(Set problem) Repeat everything from the first line of the listing below through the line that contains "s.set_visible(False)", exactly. Leave out pictures.

Data rows start

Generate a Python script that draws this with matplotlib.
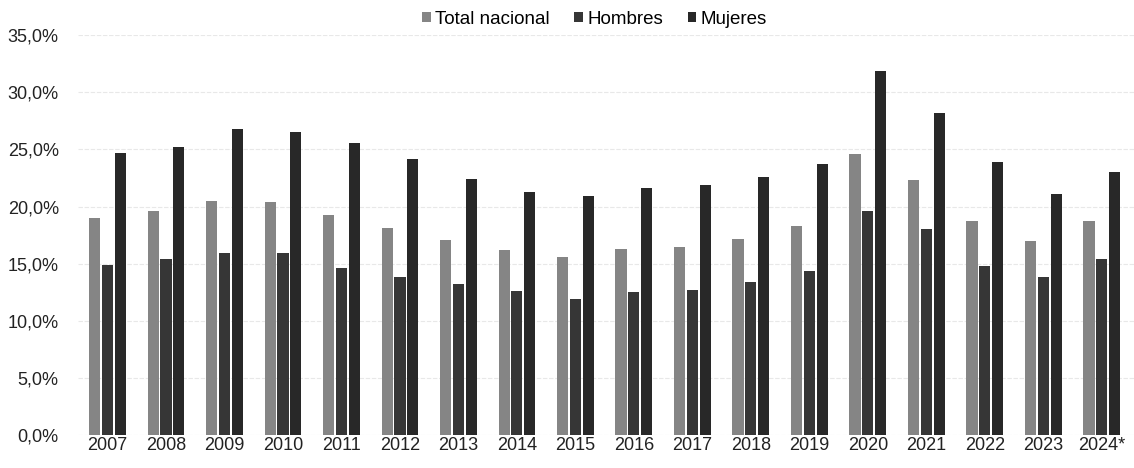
import numpy as np
import matplotlib.pyplot as plt
from matplotlib.ticker import FuncFormatter

years = ["2007", "2008", "2009", "2010", "2011", "2012", "2013", "2014", "2015",
         "2016", "2017", "2018", "2019", "2020", "2021", "2022", "2023", "2024*"]
total_nacional = [19.0, 19.6, 20.5, 20.4, 19.3, 18.1, 17.1, 16.2, 15.6,
                  16.3, 16.5, 17.2, 18.3, 24.6, 22.3, 18.7, 17.0, 18.7]
hombres = [14.9, 15.4, 15.9, 15.9, 14.6, 13.8, 13.2, 12.6, 11.9,
           12.5, 12.7, 13.4, 14.4, 19.6, 18.0, 14.8, 13.8, 15.4]
mujeres = [24.7, 25.2, 26.8, 26.5, 25.6, 24.2, 22.4, 21.3, 20.9,
           21.6, 21.9, 22.6, 23.7, 31.9, 28.2, 23.9, 21.1, 23.0]

plt.rcParams['font.family'] = ['Liberation Sans', 'DejaVu Sans']

fig = plt.figure(figsize=(11.34, 4.68), dpi=100)
ax = fig.add_axes([0.069, 0.07, 0.931, 0.855])

x = np.arange(len(years))
w = 0.19
step = 0.22
ax.bar(x - step, np.array(total_nacional) / 100, w, color="#858585", label="Total nacional", zorder=2)
ax.bar(x, np.array(hombres) / 100, w, color="#363636", label="Hombres", zorder=2)
ax.bar(x + step, np.array(mujeres) / 100, w, color="#282828", label="Mujeres", zorder=2)

ax.set_ylim(0, 0.35)
ax.set_yticks(np.arange(0, 0.351, 0.05))
ax.yaxis.set_major_formatter(FuncFormatter(lambda v, p: f"{v*100:.1f}%".replace(".", ",")))
ax.set_xlim(-0.5, len(years) - 0.45)
ax.set_xticks(x)
ax.set_xticklabels(years)
ax.tick_params(axis="both", length=0, labelsize=13, colors="#222222")
ax.tick_params(axis="x", pad=1)
ax.tick_params(axis="y", pad=14)
ax.grid(axis="y", color="#e8e8e8", linewidth=0.8, linestyle=(0, (4, 1.5)), zorder=0)
for s in ax.spines.values():
    s.set_visible(False)

ax.legend(loc="center", bbox_to_anchor=(0.489, 1.04), ncol=3, frameon=False,
          fontsize=13.5, handlelength=0.45, handleheight=0.45, handletextpad=0.25,
          columnspacing=1.3)

fig.savefig("out.png", dpi=100)
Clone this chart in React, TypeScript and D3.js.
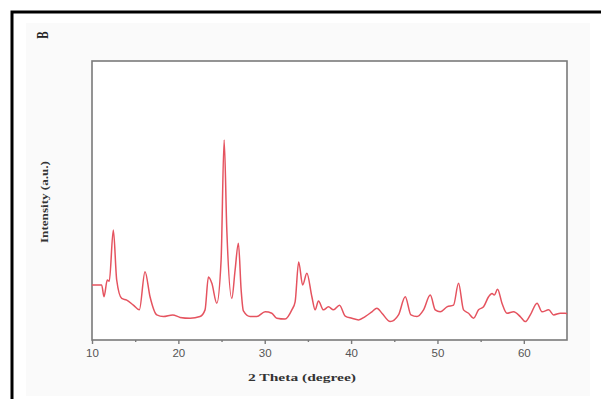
import { useEffect, useRef } from "react";
import * as d3 from "d3";

// 2 theta (degree)
const twoTheta = [
  10.0, 11.12, 11.39, 11.77, 12.0, 12.47, 12.86, 13.44, 14.02, 14.79, 15.48,
  16.14, 16.72, 17.5, 18.26, 19.35, 20.2, 21.36, 22.51, 23.09, 23.48, 23.87,
  24.45, 24.95, 25.3, 25.61, 26.19, 26.57, 26.95, 27.27, 27.53, 28.31, 29.08,
  30.05, 30.82, 31.4, 32.36, 33.14, 33.52, 33.93, 34.39, 34.88, 35.46, 35.84,
  36.22, 36.8, 37.38, 37.96, 38.66, 39.32, 40.09, 40.86, 41.63, 42.41, 42.99,
  43.57, 44.53, 45.49, 46.27, 46.93, 47.63, 48.39, 49.17, 49.74, 50.32, 51.1,
  51.86, 52.44, 53.02, 53.6, 54.18, 54.76, 55.34, 55.92, 56.32, 56.58, 56.96,
  57.47, 58.05, 58.82, 59.59, 60.17, 60.75, 61.53, 62.11, 62.88, 63.45, 64.23,
  64.81, 65.0,
];

// intensity (a.u.)
const intensity = [
  19.7, 19.7, 15.5, 21.5, 21.1, 39.4, 21.5, 14.9, 14.3, 12.5, 10.8, 24.5, 15.5,
  9.0, 8.4, 9.0, 8.1, 7.8, 8.4, 10.8, 22.6, 20.4, 13.2, 28.7, 71.7, 39.4, 14.9,
  25.1, 34.7, 17.9, 10.4, 8.4, 8.4, 10.1, 9.6, 7.8, 7.5, 10.8, 13.7, 28.0,
  19.7, 23.9, 15.5, 10.8, 14.0, 10.8, 11.9, 10.8, 12.5, 8.6, 7.8, 7.2, 8.4,
  10.1, 11.4, 9.6, 6.6, 9.0, 15.5, 9.0, 8.4, 10.8, 16.1, 10.8, 10.1, 11.9,
  12.5, 20.3, 10.8, 9.6, 7.8, 10.8, 11.9, 15.5, 16.7, 16.1, 18.2, 13.2, 9.6,
  10.1, 8.4, 6.6, 9.0, 13.2, 10.1, 10.8, 9.0, 9.6, 9.6, 9.4,
];

const xTicks = [10, 20, 30, 40, 50, 60];
const xMinorTicks = [15, 25, 35, 45, 55];

const App = () => {
  const svgRef = useRef<SVGSVGElement | null>(null);

  useEffect(() => {
    d3.select(svgRef.current).selectAll("*").remove();

    const width = 601;
    const height = 399;
    const margin = { top: 61, right: 34, bottom: 59, left: 92 };
    const innerW = width - margin.left - margin.right;
    const innerH = height - margin.top - margin.bottom;

    const svg = d3
      .select(svgRef.current)
      .attr("width", width)
      .attr("height", height);

    svg
      .append("rect")
      .attr("width", width)
      .attr("height", height)
      .attr("fill", "#ffffff");

    // faint panel behind the figure
    svg
      .append("rect")
      .attr("x", 26)
      .attr("y", 23)
      .attr("width", 564)
      .attr("height", 373)
      .attr("fill", "#fafafa");

    // black frame on the left and top of the image
    svg
      .append("path")
      .attr("d", `M12,${height} V12 H${width}`)
      .attr("fill", "none")
      .attr("stroke", "#000")
      .attr("stroke-width", 3);

    svg
      .append("text")
      .attr("transform", "translate(48,35) rotate(-90) scale(0.85,1.25)")
      .attr("text-anchor", "middle")
      .attr("font-family", "Liberation Serif, serif")
      .attr("font-weight", "bold")
      .attr("font-size", 13)
      .attr("fill", "#222")
      .text("B");

    const g = svg
      .append("g")
      .attr("transform", `translate(${margin.left},${margin.top})`);

    const x = d3.scaleLinear().domain([10, 65]).range([0, innerW]);
    const y = d3.scaleLinear().domain([0, 100]).range([innerH, 0]);

    g.append("rect")
      .attr("width", innerW)
      .attr("height", innerH)
      .attr("fill", "#ffffff")
      .attr("stroke", "#7a7a7a")
      .attr("stroke-width", 1.6);

    const xAxis = g
      .append("g")
      .attr("transform", `translate(0,${innerH})`)
      .call(
        d3
          .axisBottom(x)
          .tickValues(xTicks)
          .tickSize(4)
          .tickPadding(5)
          .tickFormat(d3.format("d")),
      );
    xAxis.select(".domain").remove();
    xAxis.selectAll("line").attr("stroke", "#7a7a7a").attr("stroke-width", 1.4);
    xAxis
      .selectAll("text")
      .attr("fill", "#555")
      .attr("font-family", "Liberation Sans, Arial, sans-serif")
      .attr("font-size", 11.5);

    const minor = g
      .append("g")
      .attr("transform", `translate(0,${innerH})`)
      .call(d3.axisBottom(x).tickValues(xMinorTicks).tickSize(2).tickFormat(() => ""));
    minor.select(".domain").remove();
    minor.selectAll("line").attr("stroke", "#7a7a7a").attr("stroke-width", 1.4);

    const data = twoTheta.map((t, i) => ({ t, v: intensity[i] }));
    const line = d3
      .line<{ t: number; v: number }>()
      .x((d) => x(d.t))
      .y((d) => y(d.v))
      .curve(d3.curveMonotoneX);

    g.append("path")
      .datum(data)
      .attr("d", line)
      .attr("fill", "none")
      .attr("stroke", "#e5535f")
      .attr("stroke-width", 1.5)
      .attr("stroke-linejoin", "round");

    svg
      .append("text")
      .attr("x", 248)
      .attr("y", 381)
      .attr("textLength", 108)
      .attr("lengthAdjust", "spacingAndGlyphs")
      .attr("font-family", "Liberation Serif, serif")
      .attr("font-weight", "bold")
      .attr("font-size", 11)
      .attr("fill", "#333")
      .text("2 Theta (degree)");

    svg
      .append("text")
      .attr("transform", `translate(48,243) rotate(-90)`)
      .attr("textLength", 82)
      .attr("lengthAdjust", "spacingAndGlyphs")
      .attr("font-family", "Liberation Serif, serif")
      .attr("font-weight", "bold")
      .attr("font-size", 11)
      .attr("fill", "#333")
      .text("Intensity (a.u.)");
  });

  return (
    <svg
      ref={svgRef}
      style={{ position: "absolute", left: 0, top: 0, display: "block" }}
    />
  );
};

export default App;
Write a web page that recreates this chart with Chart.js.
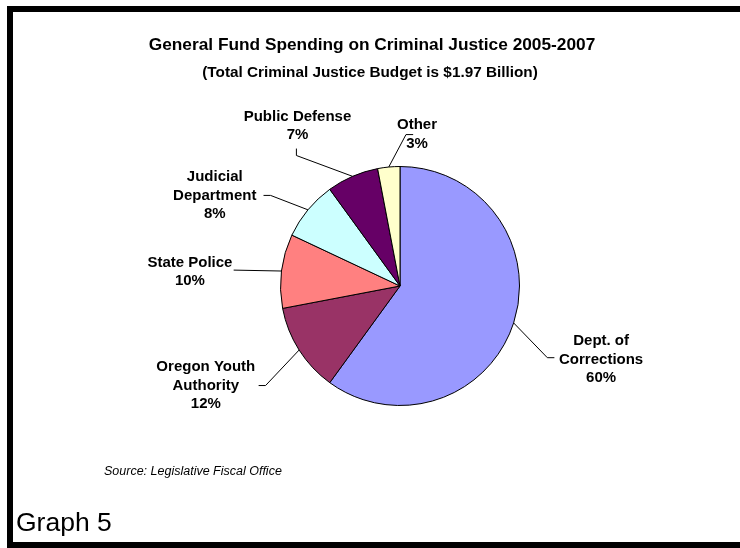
<!DOCTYPE html>
<html>
<head>
<meta charset="utf-8">
<script src="https://cdn.jsdelivr.net/npm/chart.js@4/dist/chart.umd.min.js"></script>
<style>
  html, body { margin: 0; padding: 0; background: #fff; }
  #wrap { position: relative; width: 740px; height: 548px; overflow: hidden; }
  #frame { position: absolute; left: 7px; top: 6px; width: 800px; height: 530px; border: 6px solid #000; pointer-events: none; }
  canvas { position: absolute; left: 0; top: 0; }
</style>
</head>
<body>
<div id="wrap">
  <canvas id="c" width="740" height="548"></canvas>
  <div id="frame"></div>
</div>
<script>
// ---- data ----
const categories = ['Dept. of Corrections', 'Oregon Youth Authority', 'State Police', 'Judicial Department', 'Public Defense', 'Other'];
const values = [60, 12, 10, 8, 7, 3];
const labelNameLines = [
  ['Dept. of', 'Corrections'],
  ['Oregon Youth', 'Authority'],
  ['State Police'],
  ['Judicial', 'Department'],
  ['Public Defense'],
  ['Other']
];
const sliceColors = ['#9999FF', '#993366', '#FF8080', '#CCFFFF', '#660066', '#FFFFCC'];
const titleText = 'General Fund Spending on Criminal Justice 2005-2007';
const subtitleText = '(Total Criminal Justice Budget is $1.97 Billion)';
const sourceText = 'Source: Legislative Fiscal Office';
const graphLabel = 'Graph 5';

// label layout, in units of the pie radius relative to pie centre
const labelCenters = [[1.683, 0.617], [-1.625, 0.833], [-1.758, -0.117], [-1.55, -0.758], [-0.858, -1.342], [0.142, -1.267]];
const leaderElbows = [[1.233, 0.60], [-1.125, 0.833], [-1.392, -0.133], [-1.083, -0.758], [-0.867, -1.092], [0.05, -1.267]];
const leaderEnds   = [[1.292, 0.60], [-1.183, 0.833], [-1.392, -0.133], [-1.142, -0.758], [-0.867, -1.15], [0.11, -1.267]];

const FONT = 'Arial, "Liberation Sans", sans-serif';

const labelPlugin = {
  id: 'labels',
  afterDatasetsDraw(chart) {
    const ctx = chart.ctx;
    const meta = chart.getDatasetMeta(0);
    ctx.save();
    meta.data.forEach((arc, i) => {
      const p = arc.getProps(['x', 'y', 'startAngle', 'endAngle', 'outerRadius'], true);
      const mid = (p.startAngle + p.endAngle) / 2;
      const r = p.outerRadius;
      const ax = p.x + r * Math.cos(mid), ay = p.y + r * Math.sin(mid);
      const ex = p.x + leaderElbows[i][0] * r, ey = p.y + leaderElbows[i][1] * r;
      const nx = p.x + leaderEnds[i][0] * r, ny = p.y + leaderEnds[i][1] * r;
      ctx.strokeStyle = '#000';
      ctx.lineWidth = 1;
      ctx.beginPath();
      ctx.moveTo(ax, ay);
      ctx.lineTo(ex, ey);
      ctx.lineTo(nx, ny);
      ctx.stroke();
      const lines = labelNameLines[i].concat([values[i] + '%']);
      const lh = 18.5;
      const cx = p.x + labelCenters[i][0] * r, cy = p.y + labelCenters[i][1] * r;
      ctx.fillStyle = '#000';
      ctx.font = 'bold 15px ' + FONT;
      ctx.textAlign = 'center';
      ctx.textBaseline = 'middle';
      lines.forEach((t, k) => {
        ctx.fillText(t, cx, cy + (k - (lines.length - 1) / 2) * lh);
      });
    });
    // titles and notes
    ctx.textAlign = 'center';
    ctx.textBaseline = 'middle';
    ctx.font = 'bold 17.3px ' + FONT;
    ctx.fillText(titleText, 372, 45);
    ctx.font = 'bold 15.3px ' + FONT;
    ctx.fillText(subtitleText, 370, 73);
    ctx.font = 'italic 12.5px ' + FONT;
    ctx.textAlign = 'left';
    ctx.fillText(sourceText, 104, 472);
    ctx.font = '26.5px ' + FONT;
    ctx.fillText(graphLabel, 16, 524);
    ctx.restore();
  }
};

new Chart(document.getElementById('c'), {
  type: 'pie',
  data: {
    labels: categories,
    datasets: [{
      data: values,
      backgroundColor: sliceColors,
      borderColor: '#000',
      borderWidth: 1
    }]
  },
  options: {
    responsive: false,
    animation: false,
    devicePixelRatio: 1,
    layout: { padding: { left: 280, right: 220, top: 166, bottom: 142 } },
    plugins: {
      legend: { display: false },
      tooltip: { enabled: false },
      title: { display: false }
    }
  },
  plugins: [labelPlugin]
});
</script>
</body>
</html>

Data rows end

(Answer to this task)
Generate a Python script that draws this with matplotlib.
import numpy as np
import matplotlib.pyplot as plt
from matplotlib.ticker import FuncFormatter

years = ["2007", "2008", "2009", "2010", "2011", "2012", "2013", "2014", "2015",
         "2016", "2017", "2018", "2019", "2020", "2021", "2022", "2023", "2024*"]
total_nacional = [19.0, 19.6, 20.5, 20.4, 19.3, 18.1, 17.1, 16.2, 15.6,
                  16.3, 16.5, 17.2, 18.3, 24.6, 22.3, 18.7, 17.0, 18.7]
hombres = [14.9, 15.4, 15.9, 15.9, 14.6, 13.8, 13.2, 12.6, 11.9,
           12.5, 12.7, 13.4, 14.4, 19.6, 18.0, 14.8, 13.8, 15.4]
mujeres = [24.7, 25.2, 26.8, 26.5, 25.6, 24.2, 22.4, 21.3, 20.9,
           21.6, 21.9, 22.6, 23.7, 31.9, 28.2, 23.9, 21.1, 23.0]

plt.rcParams['font.family'] = ['Liberation Sans', 'DejaVu Sans']

fig = plt.figure(figsize=(11.34, 4.68), dpi=100)
ax = fig.add_axes([0.069, 0.07, 0.931, 0.855])

x = np.arange(len(years))
w = 0.19
step = 0.22
ax.bar(x - step, np.array(total_nacional) / 100, w, color="#858585", label="Total nacional", zorder=2)
ax.bar(x, np.array(hombres) / 100, w, color="#363636", label="Hombres", zorder=2)
ax.bar(x + step, np.array(mujeres) / 100, w, color="#282828", label="Mujeres", zorder=2)

ax.set_ylim(0, 0.35)
ax.set_yticks(np.arange(0, 0.351, 0.05))
ax.yaxis.set_major_formatter(FuncFormatter(lambda v, p: f"{v*100:.1f}%".replace(".", ",")))
ax.set_xlim(-0.5, len(years) - 0.45)
ax.set_xticks(x)
ax.set_xticklabels(years)
ax.tick_params(axis="both", length=0, labelsize=13, colors="#222222")
ax.tick_params(axis="x", pad=1)
ax.tick_params(axis="y", pad=14)
ax.grid(axis="y", color="#e8e8e8", linewidth=0.8, linestyle=(0, (4, 1.5)), zorder=0)
for s in ax.spines.values():
    s.set_visible(False)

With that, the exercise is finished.